Discours de Bayeux

16 juin 1946
11m 23s
Réf. 00007

Notice

Résumé :

Visite du général de Gaulle à Bayeux pour y présider les fêtes organisées par la municipalité en commémoration de sa visite à cette ville, la première libérée, dans les premiers jours de la bataille de France de juin 1944. De Gaulle rappelle la Libération grâce à la victoire finale des alliés et de la France, ce qui permet la réapparition sur le sol des ancêtres de l'Etat légitime. Puis il souligne l'urgence de bâtir les institutions nouvelles de la France et expose, de façon précise, sa vision des institutions, marquée par une profonde rénovation, avec deux idées principales : le pouvoir exécutif ne doit pas procéder du Parlement et c'est d'un chef de l'Etat fort que doit procéder le pouvoir exécutif.

Type de média :
Date de diffusion :
16 juin 1946

Éclairage

Un an après la fin de la guerre en Europe, la France est en pleine reconstruction. La tâche est ample et rude, y compris au niveau politique. Les élections locales puis l'élection d'une assemblée constituante en 1945 ont certes marqué le retour à la démocratie. Mais il manque au pays des institutions et la France est toujours dirigée par un gouvernement provisoire. Les Français rejettent lors du référendum du 5 mai 1946 le projet de constitution qui leur est proposé par une majorité PCF-SFIO. Une deuxième assemblée constituante élue le 2 juin 1946 prépare un autre texte.

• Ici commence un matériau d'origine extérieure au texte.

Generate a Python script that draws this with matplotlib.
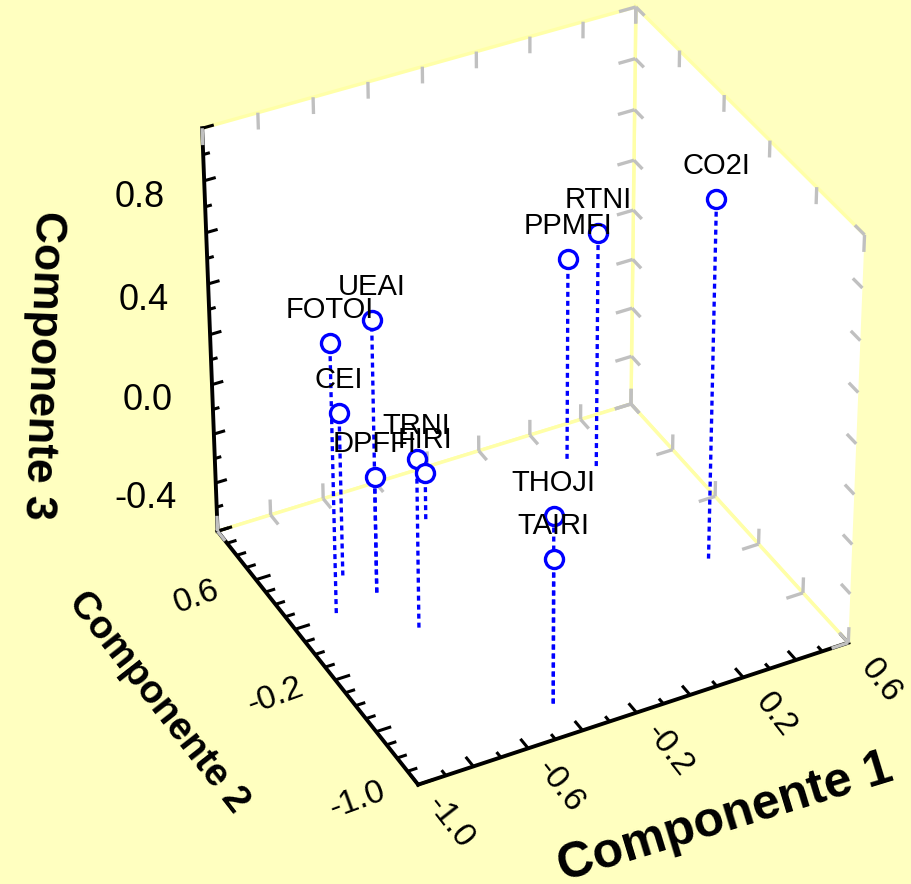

De Gaulle, qui a démissionné de ses fonctions de président du Gouvernement provisoire de la République française le 20 janvier 1946, ne s'est pas prononcé sur le premier projet de constitution et n'a pris la parole qu'une fois depuis son départ, le 12 mai, sur la tombe de Clemenceau en Vendée. De Gaulle se rend à Bayeux (Calvados) où il est invité pour présider les fêtes de commémoration de la libération de cette cité, première ville de France libérée le 16 juin 1944.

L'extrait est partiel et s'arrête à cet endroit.